◆ Written request
Retype exactly what runs from the first line of the data to the line with "from bokeh.resources import INLINE", keeping both of those lines and skipping pictures.

--- Start ---

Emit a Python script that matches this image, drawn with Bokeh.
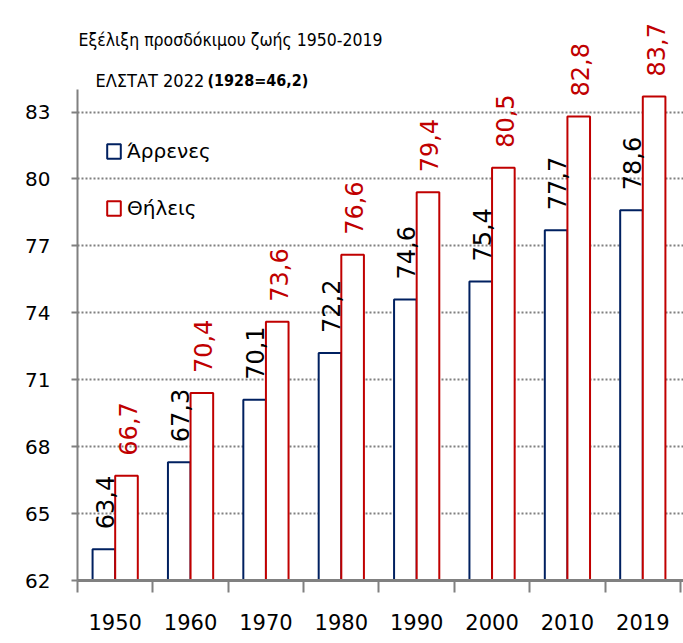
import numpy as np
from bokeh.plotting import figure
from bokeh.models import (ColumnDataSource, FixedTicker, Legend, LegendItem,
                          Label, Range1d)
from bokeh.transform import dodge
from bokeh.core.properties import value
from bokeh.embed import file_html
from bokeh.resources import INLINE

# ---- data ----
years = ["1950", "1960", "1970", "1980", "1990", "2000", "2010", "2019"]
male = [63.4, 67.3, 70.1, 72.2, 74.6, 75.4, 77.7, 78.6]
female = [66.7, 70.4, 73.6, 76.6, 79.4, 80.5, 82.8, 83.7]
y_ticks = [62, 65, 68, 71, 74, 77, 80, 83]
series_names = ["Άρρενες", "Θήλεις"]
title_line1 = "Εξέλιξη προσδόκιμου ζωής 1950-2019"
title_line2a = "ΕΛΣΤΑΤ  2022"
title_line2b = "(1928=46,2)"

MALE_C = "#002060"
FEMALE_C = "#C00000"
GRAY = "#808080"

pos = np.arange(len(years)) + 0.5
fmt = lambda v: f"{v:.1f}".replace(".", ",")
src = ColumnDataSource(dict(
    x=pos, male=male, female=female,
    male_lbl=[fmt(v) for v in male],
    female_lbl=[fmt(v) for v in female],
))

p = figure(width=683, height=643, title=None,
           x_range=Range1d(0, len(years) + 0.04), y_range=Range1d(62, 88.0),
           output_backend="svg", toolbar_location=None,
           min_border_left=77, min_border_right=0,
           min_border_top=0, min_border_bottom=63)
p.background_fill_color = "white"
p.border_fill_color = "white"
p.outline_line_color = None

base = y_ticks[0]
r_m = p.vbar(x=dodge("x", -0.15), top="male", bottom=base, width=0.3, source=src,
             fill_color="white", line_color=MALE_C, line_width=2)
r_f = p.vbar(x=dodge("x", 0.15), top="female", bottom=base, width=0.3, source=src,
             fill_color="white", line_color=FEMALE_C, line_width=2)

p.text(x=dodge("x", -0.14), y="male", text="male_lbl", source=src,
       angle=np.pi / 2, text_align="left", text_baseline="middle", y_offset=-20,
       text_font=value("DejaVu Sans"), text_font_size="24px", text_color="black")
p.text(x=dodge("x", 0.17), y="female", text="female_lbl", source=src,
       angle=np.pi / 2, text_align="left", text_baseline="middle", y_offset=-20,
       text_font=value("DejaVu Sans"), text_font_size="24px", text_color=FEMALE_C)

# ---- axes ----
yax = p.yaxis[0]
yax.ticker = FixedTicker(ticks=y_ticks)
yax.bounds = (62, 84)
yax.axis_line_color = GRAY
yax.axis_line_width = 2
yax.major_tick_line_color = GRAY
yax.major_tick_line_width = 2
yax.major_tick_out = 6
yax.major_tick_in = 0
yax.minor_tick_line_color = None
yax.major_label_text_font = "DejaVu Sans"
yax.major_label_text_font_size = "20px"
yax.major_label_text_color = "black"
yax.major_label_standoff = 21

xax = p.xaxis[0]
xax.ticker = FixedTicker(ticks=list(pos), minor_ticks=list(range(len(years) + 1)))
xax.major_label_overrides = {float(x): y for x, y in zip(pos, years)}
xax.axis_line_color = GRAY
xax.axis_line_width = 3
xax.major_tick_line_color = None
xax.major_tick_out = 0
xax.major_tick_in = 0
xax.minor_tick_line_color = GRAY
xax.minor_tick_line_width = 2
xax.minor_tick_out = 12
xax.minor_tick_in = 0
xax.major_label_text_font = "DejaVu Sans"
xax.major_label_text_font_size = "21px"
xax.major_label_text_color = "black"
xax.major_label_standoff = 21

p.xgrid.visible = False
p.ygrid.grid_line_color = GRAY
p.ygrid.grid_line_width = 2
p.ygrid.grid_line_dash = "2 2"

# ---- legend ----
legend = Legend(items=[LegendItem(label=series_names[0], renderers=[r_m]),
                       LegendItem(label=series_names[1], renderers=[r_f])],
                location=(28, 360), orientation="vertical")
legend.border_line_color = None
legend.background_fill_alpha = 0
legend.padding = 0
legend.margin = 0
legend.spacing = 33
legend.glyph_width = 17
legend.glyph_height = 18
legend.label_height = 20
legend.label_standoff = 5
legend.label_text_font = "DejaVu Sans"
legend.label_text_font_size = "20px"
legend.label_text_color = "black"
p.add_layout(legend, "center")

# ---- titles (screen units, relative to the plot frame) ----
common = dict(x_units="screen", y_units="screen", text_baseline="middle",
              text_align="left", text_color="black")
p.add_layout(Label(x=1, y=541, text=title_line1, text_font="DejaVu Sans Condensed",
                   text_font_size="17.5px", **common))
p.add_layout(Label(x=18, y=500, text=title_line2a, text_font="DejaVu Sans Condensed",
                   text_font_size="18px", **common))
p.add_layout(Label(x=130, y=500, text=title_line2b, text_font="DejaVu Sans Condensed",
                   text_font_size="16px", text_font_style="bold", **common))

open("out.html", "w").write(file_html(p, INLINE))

--- End ---

◆ Reply to the task
Emit a Python script that matches this image, drawn with Bokeh.
import numpy as np
from bokeh.plotting import figure
from bokeh.models import (ColumnDataSource, FixedTicker, Legend, LegendItem,
                          Label, Range1d)
from bokeh.transform import dodge
from bokeh.core.properties import value
from bokeh.embed import file_html
from bokeh.resources import INLINE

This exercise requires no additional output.